Rapidly evolving trends such as the growing demand for renewable energy, the push towards a low-carbon world and the shift to sustainable agriculture are creating a bright outlook for global resources.
“The trends we’re seeing today could continue to gain momentum in the coming years, driving earnings upside and creating long-term growth opportunities in commodity and resources companies most exposed to these positive structural shifts,” said Clive Burstow, head of global resources at Baring Asset Management.
China has been the primary driver of demand for natural resources in recent years. However, decarbonisation and climate mitigation measures have become increasingly global. And importantly, Burstow explained, these drivers are resource intensive.
For example, the amount of steel required for an offshore wind farm is roughly four to five times greater than that required by an onshore facility with the same gigawatt generation capacity.

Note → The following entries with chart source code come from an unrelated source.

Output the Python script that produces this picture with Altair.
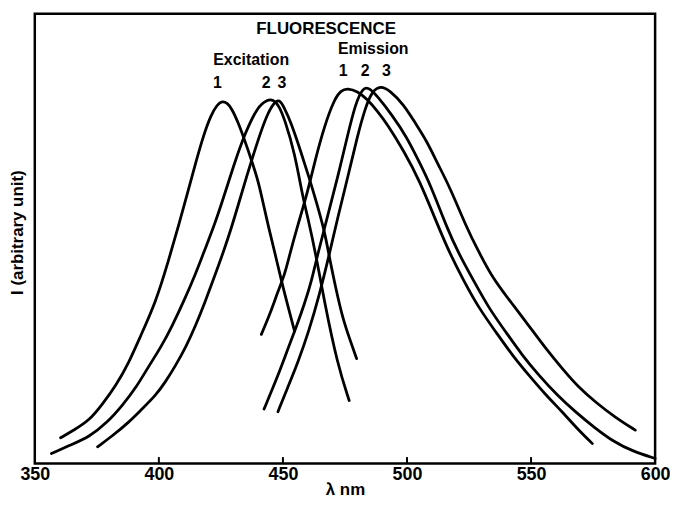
import altair as alt
import pandas as pd

# ---- data (wavelength nm, intensity in % of frame height) ----
ex1_nm = [360.4, 366, 372, 377, 382.7, 388, 392, 398.7, 404, 408, 411.5, 414.7, 418, 421, 423.5,
          425.5, 427.5, 429.3, 432, 434.7, 437.3, 440, 442, 444, 446.7, 449.3, 452, 454.7]
ex1_i = [5.7, 7.5, 9.6, 13, 17.3, 22.5, 27.6, 35.7, 45.3, 53, 60, 66.6, 73, 77.5, 79.8,
         80.6, 80.2, 79, 75.8, 71.7, 67.5, 62.9, 58, 53, 47, 40.8, 35, 29.4]

ex2_nm = [356.7, 364, 372, 379, 385.3, 391, 396, 401, 405.3, 410, 414.7, 418.5, 422.7, 426, 430,
          434.7, 440, 443.5, 446, 448.5, 450.7, 454.7, 458, 460, 463.3, 466.7, 472, 476.7]
ex2_i = [2.2, 4, 5.9, 9, 12.9, 17, 21.7, 26, 30.5, 36, 42, 47.5, 53.5, 59, 66,
         73.5, 79.5, 80.8, 81, 79.5, 76.5, 69.2, 59.2, 54.8, 46.4, 36, 22, 14]

ex3_nm = [375.3, 381, 388, 393, 398.7, 402.5, 406.7, 411, 414.7, 418.7, 422.7, 426, 429.3, 432, 436,
          440, 443.5, 446.5, 448.5, 450.5, 453.3, 457.3, 460.7, 462.7, 466.7, 469, 471.5, 474, 477, 479.7]
ex3_i = [3.7, 6, 9.2, 12, 15.1, 18, 21.7, 26, 30.5, 36, 42, 47, 52.5, 57.5, 65,
         72, 77.5, 80.3, 81, 79.2, 75.8, 69.2, 63.3, 59.6, 52, 45, 38.5, 32.5, 27.5, 23.3]

em1_nm = [441.3, 445, 448, 450.7, 452.7, 456, 460, 463, 466.7, 470.7, 473.5, 476, 480, 484, 488,
          492, 498.7, 505, 512, 517, 522.7, 529, 536, 542.5, 549.3, 556, 562.7, 568.5, 574.7]
em1_i = [28.7, 33.5, 38.3, 42, 46.4, 53, 60.5, 67.5, 75, 81, 83, 83.4, 82.8, 81, 78.4,
         75.5, 69.5, 63, 53.5, 47, 40.8, 34.5, 29.1, 24, 19.5, 15.2, 11.4, 7.8, 4.4]

em2_nm = [442.4, 448, 452, 455.5, 458.7, 461.5, 464, 468, 472, 476, 479.3, 482.5, 485, 488, 494,
          500, 504.5, 509.3, 516, 521, 526.7, 533, 540, 546.5, 553.3, 560.5, 568, 575.5, 583.3, 591, 600]
em2_i = [12.1, 19.5, 25.5, 30.5, 35.5, 40.5, 46.5, 55, 63.5, 72.8, 80.2, 83.8, 83.4, 81.7, 77.5,
         72.5, 67.5, 62.2, 52.5, 46.5, 40.8, 34.5, 29.1, 24, 19.5, 15.2, 11.4, 8, 4.8, 2.7, 1.1]

em3_nm = [448, 452, 456, 460.5, 464.7, 468.7, 472, 476, 480, 483.3, 486, 489.3, 493, 498.7, 503,
          508, 512.5, 517.3, 524, 528.5, 534.7, 542, 549.3, 556, 562.7, 569, 576, 584, 592]
em3_i = [11.5, 17, 22.4, 29.5, 37.5, 46.5, 54.5, 63.3, 72.8, 79.3, 82.8, 84, 83, 79.8, 76,
         71.7, 66.5, 61.4, 52.5, 47.5, 41, 35.8, 30.5, 25.5, 21, 17, 13.6, 10.2, 7.4]

series_names = ["Excitation 1", "Excitation 2", "Excitation 3",
                "Emission 1", "Emission 2", "Emission 3"]
series_x = [ex1_nm, ex2_nm, ex3_nm, em1_nm, em2_nm, em3_nm]
series_y = [ex1_i, ex2_i, ex3_i, em1_i, em2_i, em3_i]

tick_values = [350, 400, 450, 500, 550, 600]
inner_ticks = [400, 450, 500, 550]

title_text = ["FLUORESCENCE"]
title_nm = [467.4]
title_i = [96.7]

group_text = ["Excitation", "Emission"]
group_nm = [437.2, 486.4]
group_i = [89.8, 92.1]

num_text = ["1", "2", "3", "1", "2", "3"]
num_nm = [423.6, 443.2, 449.6, 474.3, 483.1, 491.7]
num_i = [84.5, 84.5, 84.5, 87.2, 87.2, 87.2]

# ---- tables ----
rows = []
for name, xs, ys in zip(series_names, series_x, series_y):
    for k, (xv, yv) in enumerate(zip(xs, ys)):
        rows.append({"series": name, "nm": xv, "I": yv, "k": k})
df = pd.DataFrame(rows)

ticks_df = pd.DataFrame({"nm": inner_ticks, "I": [0] * len(inner_ticks),
                         "I2": [1.4] * len(inner_ticks)})
title_df = pd.DataFrame({"nm": title_nm, "I": title_i, "label": title_text})
group_df = pd.DataFrame({"nm": group_nm, "I": group_i, "label": group_text})
num_df = pd.DataFrame({"nm": num_nm, "I": num_i, "label": num_text})

FONT = "Liberation Sans"
xscale = alt.Scale(domain=[350, 600], nice=False, zero=False)
yscale = alt.Scale(domain=[0, 100], nice=False, zero=False)

x_enc = alt.X("nm:Q", scale=xscale,
              axis=alt.Axis(values=tick_values, title="λ nm", ticks=False, tickSize=0,
                            domain=False, grid=False, labelFlush=False, labelPadding=11,
                            labelBaseline="middle", labelFont=FONT, labelFontSize=18,
                            labelFontWeight="bold", labelColor="black",
                            titleFont=FONT, titleFontSize=17, titleFontWeight="bold",
                            titleColor="black", titleY=26, titleBaseline="middle"))
y_enc = alt.Y("I:Q", scale=yscale,
              axis=alt.Axis(title="I (arbitrary unit)", labels=False, ticks=False,
                            domain=False, grid=False, titleFont=FONT, titleFontSize=17,
                            titleFontWeight="bold", titleColor="black", titleX=-17,
                            titleY=220, titleAngle=270, titleAlign="center",
                            titleBaseline="middle"))

lines = alt.Chart(df).mark_line(color="black", strokeWidth=2.8, interpolate="basis",
                                strokeCap="round").encode(
    x=x_enc, y=y_enc, detail="series:N", order="k:Q")

ticks = alt.Chart(ticks_df).mark_rule(color="black", strokeWidth=2).encode(
    x=alt.X("nm:Q", scale=xscale), y=alt.Y("I:Q", scale=yscale), y2="I2:Q")

title_layer = alt.Chart(title_df).mark_text(font=FONT, fontSize=17, fontWeight="bold",
                                            color="black", baseline="middle").encode(
    x="nm:Q", y="I:Q", text="label:N")
group_layer = alt.Chart(group_df).mark_text(font=FONT, fontSize=16, fontWeight="bold",
                                            color="black", baseline="middle").encode(
    x="nm:Q", y="I:Q", text="label:N")
num_layer = alt.Chart(num_df).mark_text(font=FONT, fontSize=16, fontWeight="bold",
                                        color="black", baseline="middle").encode(
    x="nm:Q", y="I:Q", text="label:N")

chart = alt.layer(lines, ticks, title_layer, group_layer, num_layer).properties(
    width=625, height=453, autosize=alt.AutoSizeParams(type="none"),
    padding={"left": 27, "top": 4, "right": 15, "bottom": 33},
    background="white",
).configure_view(stroke="black", strokeWidth=2.5)

chart.save("out.html", embed_options={"renderer": "svg", "actions": False})
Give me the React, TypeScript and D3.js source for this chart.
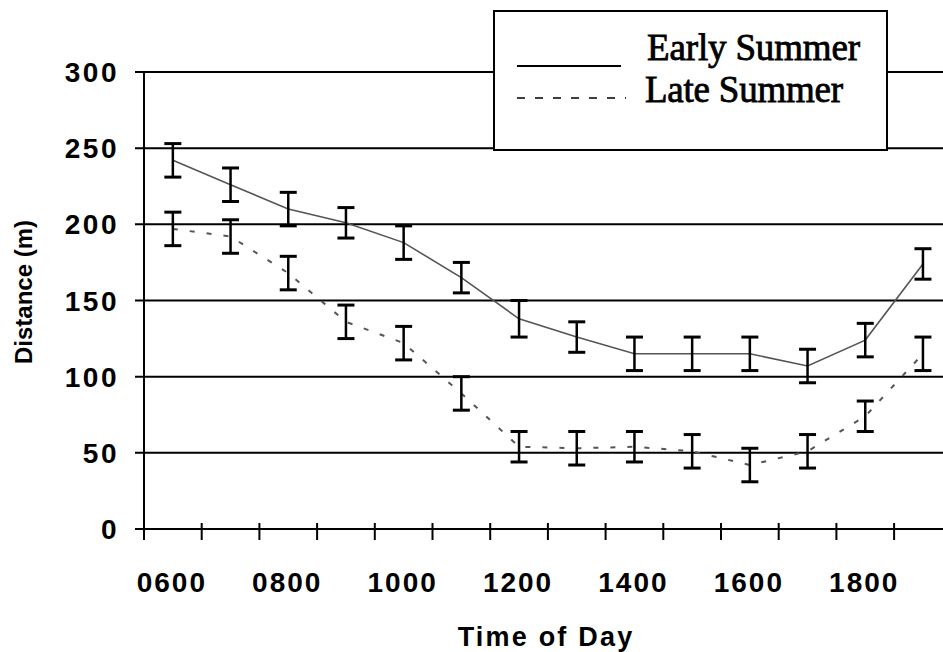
import React from "react";
import * as d3 from "d3";

const times = ["0600", "0700", "0800", "0900", "1000", "1100", "1200", "1300", "1400", "1500", "1600", "1700", "1800", "1900"];
const tickLabels = ["0600", "0800", "1000", "1200", "1400", "1600", "1800"];
const yTicks = [0, 50, 100, 150, 200, 250, 300];

const early = [242, 226, 210, 201, 188, 165, 138, 126, 115, 115, 115, 107, 124, 174];
const earlyErr = [11, 11, 11, 10, 11, 10, 12, 10, 11, 11, 11, 11, 11, 10];
const late = [197, 192, 168, 136, 122, 89, 54, 53, 54, 51, 42, 51, 74, 115];
const lateErr = [11, 11, 11, 11, 11, 11, 10, 11, 10, 11, 11, 11, 10, 11];

const width = 943;
const height = 652;

const x = d3.scaleBand().domain(times).range([144, 144 + 14 * 57.7]);
const y = d3.scaleLinear().domain([0, 300]).range([529, 72]);
const cx = (t: string) => (x(t) as number) + x.bandwidth() / 2;

const line = d3
  .line<number>()
  .x((_, i) => cx(times[i]))
  .y((d) => y(d));

const sansBold = { fontFamily: "'Liberation Sans', Arial, sans-serif", fontWeight: 700 };

const ErrorBars = ({ vals, errs }: { vals: number[]; errs: number[] }) => (
  <g stroke="#000" strokeWidth={2.5}>
    {vals.map((v, i) => {
      const px = cx(times[i]);
      const top = y(v + errs[i]);
      const bot = y(v - errs[i]);
      return (
        <g key={i}>
          <line x1={px} x2={px} y1={top} y2={bot} />
          <line x1={px - 8.5} x2={px + 8.5} y1={top} y2={top} strokeWidth={3} />
          <line x1={px - 8.5} x2={px + 8.5} y1={bot} y2={bot} strokeWidth={3} />
        </g>
      );
    })}
  </g>
);

export default function App() {
  const boundaries = [...times.map((t) => x(t) as number), x.range()[1]];
  return (
    <svg
      width={width}
      height={height}
      style={{ display: "block", background: "#fff", position: "absolute", left: 0, top: 0 }}
    >
      {/* gridlines */}
      {yTicks.map((t) => (
        <line key={t} x1={135} x2={width} y1={y(t)} y2={y(t)} stroke="#000" strokeWidth={2} />
      ))}
      {/* y axis */}
      <line x1={144} x2={144} y1={y(300)} y2={540} stroke="#000" strokeWidth={2} />
      {/* x ticks */}
      {boundaries.map((b, i) => (
        <line key={i} x1={b} x2={b} y1={523} y2={540} stroke="#000" strokeWidth={2} />
      ))}
      {yTicks.map((t) => (
        <text key={t} x={119} y={y(t)} dy="0.36em" textAnchor="end" fontSize={28} letterSpacing={2.5} style={sansBold}>
          {t}
        </text>
      ))}
      {tickLabels.map((t) => (
        <text key={t} x={cx(t) - 1} y={591.5} textAnchor="middle" fontSize={28} letterSpacing={2} style={sansBold}>
          {t}
        </text>
      ))}
      <text x={546} y={646} textAnchor="middle" fontSize={27} letterSpacing={2.2} style={sansBold}>
        Time of Day
      </text>
      <text transform="translate(32,292) rotate(-90)" textAnchor="middle" fontSize={24} style={sansBold}>
        Distance (m)
      </text>

      {/* series */}
      <path d={line(early) ?? ""} fill="none" stroke="#555" strokeWidth={1.6} />
      <path d={line(late) ?? ""} fill="none" stroke="#555" strokeWidth={2} strokeDasharray="5 12" />
      <ErrorBars vals={early} errs={earlyErr} />
      <ErrorBars vals={late} errs={lateErr} />

      {/* legend */}
      <rect x={494} y={11} width={393} height={139} fill="#fff" stroke="#000" strokeWidth={2} />
      <line x1={517} x2={621} y1={66} y2={66} stroke="#000" strokeWidth={2} />
      <line x1={517} x2={626} y1={98} y2={98} stroke="#000" strokeWidth={1.5} strokeDasharray="8 10" />
      <text x={647} y={60} fontSize={37} textLength={213} lengthAdjust="spacing" fontFamily="'Liberation Serif', 'Times New Roman', serif" stroke="#000" strokeWidth={0.8}>
        Early Summer
      </text>
      <text x={645} y={101.5} fontSize={37} textLength={198} lengthAdjust="spacing" fontFamily="'Liberation Serif', 'Times New Roman', serif" stroke="#000" strokeWidth={0.8}>
        Late Summer
      </text>
    </svg>
  );
}
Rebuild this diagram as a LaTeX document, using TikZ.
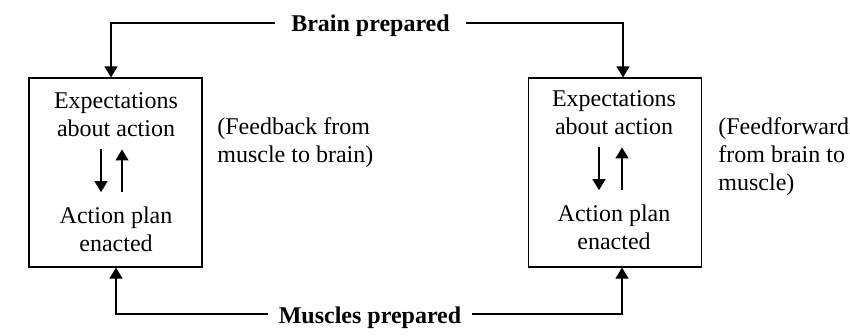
\documentclass[tikz,border=0pt]{standalone}
\usepackage{fontspec}
\setmainfont{Liberation Serif}
\usetikzlibrary{arrows.meta,positioning}

\tikzset{
  arr/.style={-{Triangle[width=6.5pt,length=5.5pt]}, line width=0.6pt},
  panel/.style={draw, line width=0.6pt, minimum width=86.5pt, minimum height=94.5pt, inner sep=0pt},
  txt/.style={font=\fontsize{12}{14}\selectfont, align=center, inner sep=0pt},
  note/.style={font=\fontsize{12}{14}\selectfont, align=left, inner sep=0pt, anchor=west},
  head/.style={font=\fontsize{12}{14}\selectfont\bfseries, inner ysep=0pt, text height=9pt, text depth=0pt}
}

\begin{document}
\begin{tikzpicture}[x=0.5pt,y=-0.5pt]
  \useasboundingbox (0,0) rectangle (850,336);

  % the two panels
  \node[panel] (boxL) at (115.5,172.5) {};
  \node[panel] (boxR) at (615,172.5) {};

  \node[txt] (expL) at (116,115) {Expectations\\about action};
  \node[txt] (actL) at (116,229) {Action plan\\enacted};
  \node[txt] (expR) at (614,113) {Expectations\\about action};
  \node[txt] (actR) at (614,227) {Action plan\\enacted};

  \draw[arr] ([xshift=-7.5pt,yshift=-6pt]expL.south) -- ([xshift=-7.5pt,yshift=7pt]actL.north);
  \draw[arr] ([xshift=3pt,yshift=7pt]actL.north) -- ([xshift=3pt,yshift=-6pt]expL.south);
  \draw[arr] ([xshift=-7.5pt,yshift=-6pt]expR.south) -- ([xshift=-7.5pt,yshift=7pt]actR.north);
  \draw[arr] ([xshift=4pt,yshift=7pt]actR.north) -- ([xshift=4pt,yshift=-6pt]expR.south);

  % notes beside the panels
  \node[note] (fbL) at (217,143) {(Feedback from\\muscle to brain)};
  \node[note] (ffR) at (718,157) {(Feedforward\\from brain to\\muscle)};

  % top and bottom links
  \node[head, inner xsep=8pt] (brain) at (370.5,23) {Brain prepared};
  \node[head, inner xsep=5pt] (muscle) at (370,314) {Muscles prepared};

  \draw[arr] (brain.west) -| ([xshift=-2.25pt]boxL.north);
  \draw[arr] (brain.east) -| ([xshift=4pt]boxR.north);
  \draw[arr] (muscle.west) -| ([xshift=0.25pt]boxL.south);
  \draw[arr] (muscle.east) -| ([xshift=3.5pt]boxR.south);
\end{tikzpicture}
\end{document}
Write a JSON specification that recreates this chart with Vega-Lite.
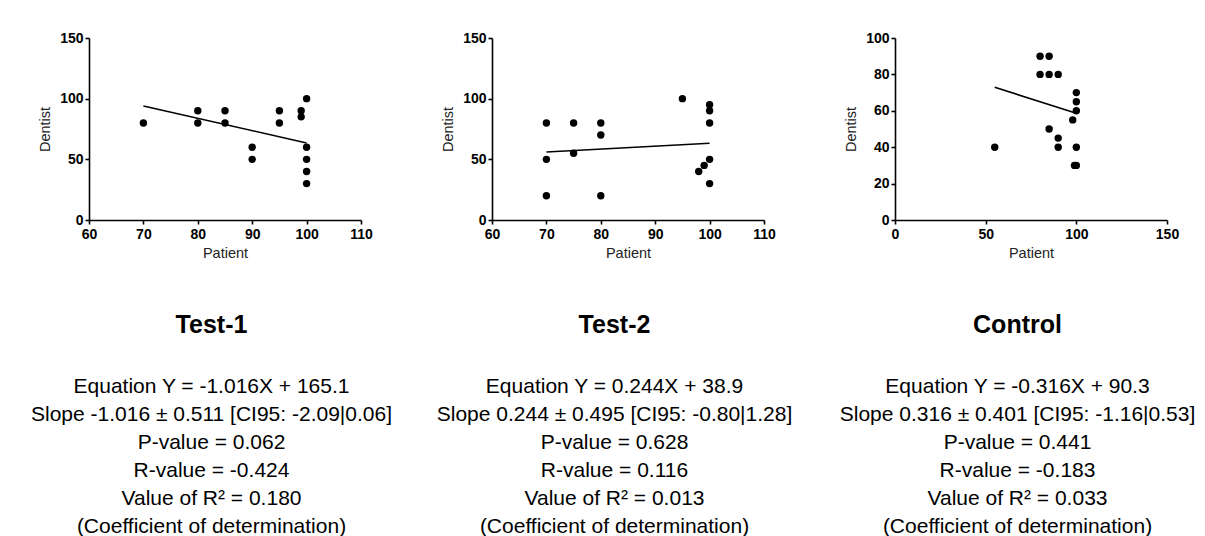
{
  "$schema": "https://vega.github.io/schema/vega-lite/v6.json",
  "background": "white",
  "padding": {"left": 31, "top": 31, "right": 5, "bottom": 5},
  "bounds": "flush",
  "spacing": 131,
  "config": {
    "font": "Liberation Sans",
    "view": {"stroke": null},
    "axis": {
      "grid": false,
      "domainColor": "#000000",
      "domainWidth": 1.6,
      "tickColor": "#000000",
      "tickWidth": 1.6,
      "tickSize": 4,
      "labelOverlap": false,
      "labelFont": "Liberation Sans",
      "labelFontSize": 14,
      "labelFontWeight": "bold",
      "labelColor": "#000000",
      "titleFont": "Liberation Sans",
      "titleFontSize": 14.5,
      "titleFontWeight": "normal",
      "titleColor": "#222222"
    },
    "axisX": {"labelPadding": 3, "titlePadding": 5, "labelFlush": false},
    "axisY": {"labelPadding": 2, "titlePadding": 7, "labelFlush": false},
    "title": {
      "orient": "bottom",
      "anchor": "middle",
      "dx": -13.5,
      "offset": 53,
      "font": "Liberation Sans",
      "fontSize": 25,
      "fontWeight": "bold",
      "color": "#000000",
      "subtitleFont": "Liberation Sans",
      "subtitleFontSize": 21,
      "subtitleColor": "#000000",
      "subtitleLineHeight": 28,
      "subtitlePadding": 38
    }
  },
  "datasets": {
    "t1": [
      {"Patient": 70, "Dentist": 80}, {"Patient": 80, "Dentist": 90}, {"Patient": 80, "Dentist": 80},
      {"Patient": 85, "Dentist": 90}, {"Patient": 85, "Dentist": 80}, {"Patient": 90, "Dentist": 60},
      {"Patient": 90, "Dentist": 50}, {"Patient": 95, "Dentist": 90}, {"Patient": 95, "Dentist": 80},
      {"Patient": 99, "Dentist": 90}, {"Patient": 99, "Dentist": 85}, {"Patient": 100, "Dentist": 100},
      {"Patient": 100, "Dentist": 60}, {"Patient": 100, "Dentist": 50}, {"Patient": 100, "Dentist": 40},
      {"Patient": 100, "Dentist": 30}
    ],
    "t1fit": [{"Patient": 70, "Dentist": 94.0}, {"Patient": 100, "Dentist": 63.5}],
    "t2": [
      {"Patient": 70, "Dentist": 80}, {"Patient": 70, "Dentist": 50}, {"Patient": 70, "Dentist": 20},
      {"Patient": 75, "Dentist": 80}, {"Patient": 75, "Dentist": 55}, {"Patient": 80, "Dentist": 80},
      {"Patient": 80, "Dentist": 70}, {"Patient": 80, "Dentist": 20}, {"Patient": 95, "Dentist": 100},
      {"Patient": 100, "Dentist": 95}, {"Patient": 100, "Dentist": 90}, {"Patient": 100, "Dentist": 80},
      {"Patient": 100, "Dentist": 50}, {"Patient": 100, "Dentist": 30}, {"Patient": 98, "Dentist": 40},
      {"Patient": 99, "Dentist": 45}
    ],
    "t2fit": [{"Patient": 70, "Dentist": 56.0}, {"Patient": 100, "Dentist": 63.3}],
    "ctrl": [
      {"Patient": 55, "Dentist": 40}, {"Patient": 80, "Dentist": 90}, {"Patient": 85, "Dentist": 90},
      {"Patient": 80, "Dentist": 80}, {"Patient": 85, "Dentist": 80}, {"Patient": 90, "Dentist": 80},
      {"Patient": 85, "Dentist": 50}, {"Patient": 90, "Dentist": 45}, {"Patient": 90, "Dentist": 40},
      {"Patient": 98, "Dentist": 55}, {"Patient": 100, "Dentist": 70}, {"Patient": 100, "Dentist": 65},
      {"Patient": 100, "Dentist": 60}, {"Patient": 100, "Dentist": 40}, {"Patient": 100, "Dentist": 30},
      {"Patient": 99, "Dentist": 30}
    ],
    "ctrlfit": [{"Patient": 55, "Dentist": 72.9}, {"Patient": 100, "Dentist": 58.7}]
  },
  "hconcat": [
    {
      "width": 272,
      "height": 182,
      "title": {
        "text": "Test-1",
        "subtitle": [
          "Equation Y = -1.016X + 165.1",
          "Slope -1.016 ± 0.511 [CI95: -2.09|0.06]",
          "P-value = 0.062",
          "R-value = -0.424",
          "Value of R² = 0.180",
          "(Coefficient of determination)"
        ]
      },
      "layer": [
        {
          "data": {"name": "t1"},
          "mark": {"type": "point", "filled": true, "color": "#000000", "size": 55, "opacity": 1},
          "encoding": {
            "x": {"field": "Patient", "type": "quantitative", "scale": {"domain": [60, 110], "nice": false, "zero": false}, "axis": {"values": [60, 70, 80, 90, 100, 110], "labelOverlap": false}},
            "y": {"field": "Dentist", "type": "quantitative", "scale": {"domain": [0, 150], "nice": false}, "axis": {"values": [0, 50, 100, 150], "labelOverlap": false}}
          }
        },
        {
          "data": {"name": "t1fit"},
          "mark": {"type": "line", "color": "#000000", "strokeWidth": 1.6},
          "encoding": {
            "x": {"field": "Patient", "type": "quantitative", "axis": {"values": [60, 70, 80, 90, 100, 110], "labelOverlap": false}},
            "y": {"field": "Dentist", "type": "quantitative", "axis": {"values": [0, 50, 100, 150], "labelOverlap": false}}
          }
        }
      ]
    },
    {
      "width": 272,
      "height": 182,
      "title": {
        "text": "Test-2",
        "subtitle": [
          "Equation Y = 0.244X + 38.9",
          "Slope 0.244 ± 0.495 [CI95: -0.80|1.28]",
          "P-value = 0.628",
          "R-value = 0.116",
          "Value of R² = 0.013",
          "(Coefficient of determination)"
        ]
      },
      "layer": [
        {
          "data": {"name": "t2"},
          "mark": {"type": "point", "filled": true, "color": "#000000", "size": 55, "opacity": 1},
          "encoding": {
            "x": {"field": "Patient", "type": "quantitative", "scale": {"domain": [60, 110], "nice": false, "zero": false}, "axis": {"values": [60, 70, 80, 90, 100, 110], "labelOverlap": false}},
            "y": {"field": "Dentist", "type": "quantitative", "scale": {"domain": [0, 150], "nice": false}, "axis": {"values": [0, 50, 100, 150], "labelOverlap": false}}
          }
        },
        {
          "data": {"name": "t2fit"},
          "mark": {"type": "line", "color": "#000000", "strokeWidth": 1.6},
          "encoding": {
            "x": {"field": "Patient", "type": "quantitative", "axis": {"values": [60, 70, 80, 90, 100, 110], "labelOverlap": false}},
            "y": {"field": "Dentist", "type": "quantitative", "axis": {"values": [0, 50, 100, 150], "labelOverlap": false}}
          }
        }
      ]
    },
    {
      "width": 272,
      "height": 182,
      "title": {
        "text": "Control",
        "subtitle": [
          "Equation Y = -0.316X + 90.3",
          "Slope 0.316 ± 0.401 [CI95: -1.16|0.53]",
          "P-value = 0.441",
          "R-value = -0.183",
          "Value of R² = 0.033",
          "(Coefficient of determination)"
        ]
      },
      "layer": [
        {
          "data": {"name": "ctrl"},
          "mark": {"type": "point", "filled": true, "color": "#000000", "size": 55, "opacity": 1},
          "encoding": {
            "x": {"field": "Patient", "type": "quantitative", "scale": {"domain": [0, 150], "nice": false}, "axis": {"values": [0, 50, 100, 150], "labelOverlap": false}},
            "y": {"field": "Dentist", "type": "quantitative", "scale": {"domain": [0, 100], "nice": false}, "axis": {"values": [0, 20, 40, 60, 80, 100], "labelOverlap": false}}
          }
        },
        {
          "data": {"name": "ctrlfit"},
          "mark": {"type": "line", "color": "#000000", "strokeWidth": 1.6},
          "encoding": {
            "x": {"field": "Patient", "type": "quantitative", "axis": {"values": [0, 50, 100, 150], "labelOverlap": false}},
            "y": {"field": "Dentist", "type": "quantitative", "axis": {"values": [0, 20, 40, 60, 80, 100], "labelOverlap": false}}
          }
        }
      ]
    }
  ]
}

At the same time, electric vehicles require significantly more copper relative to an internal combustion engine vehicle.
“[In general], we see rapid year-on-year change that isn’t always reflected in investors’ thinking in the resources sector,” Burstow added.
New demand drivers
Specific opportunities are emerging in certain segments of the resources landscape. Within oil, for instance, investors should focus on transitions underway rather than the long-term decline in demand as the energy industry makes supply greener.
“We remain focused on the transition underway at integrated energy companies,” said Burstow.
Among the possibilities that stem from this, many companies are utilising strong free cash flow from oil production to build out larger renewable energy businesses. “[This] is a compelling example of resource companies being part of the solution rather than the problem,” he added.
Infrastructure is another key component in fighting climate risk, which has potential knock-on benefits on the demand for steel and cement, along with traditional commodities like copper.
Further, should Joe Biden’s stimulus plan be enacted as the US president envisages, Burstow expects it to benefit the global resources asset class, along with similar plans across the world.
Adapting to sustainability
Inevitably, investors must consider potential stumbling blocks. Despite the positive demand dynamics, supply might be constrained in many commodities due to environmental, regulatory and geographical headwinds.
“While this is particularly acute in commodities such as aluminium, copper and oil, it has an impact across the global resources asset class,” explained Burstow.
More broadly, he expects the developing structural supply/demand drivers to benefit renewable energy, copper, aluminium, industrial gases and sustainable agriculture.
“While the unlocking and subsequent recovery of the global economy will likely drive demand for oil and its derivative products in the near term, we believe the need to decarbonise the global economy will translate into more renewable and less conventional energy power supply longer-term,” said Burstow.
A further source of value in the coming years will likely come as many resources companies embrace the rapidly evolving ESG and sustainable thematic. This applies in areas such as climate change, carbon emissions reduction, and waste reduction and safety.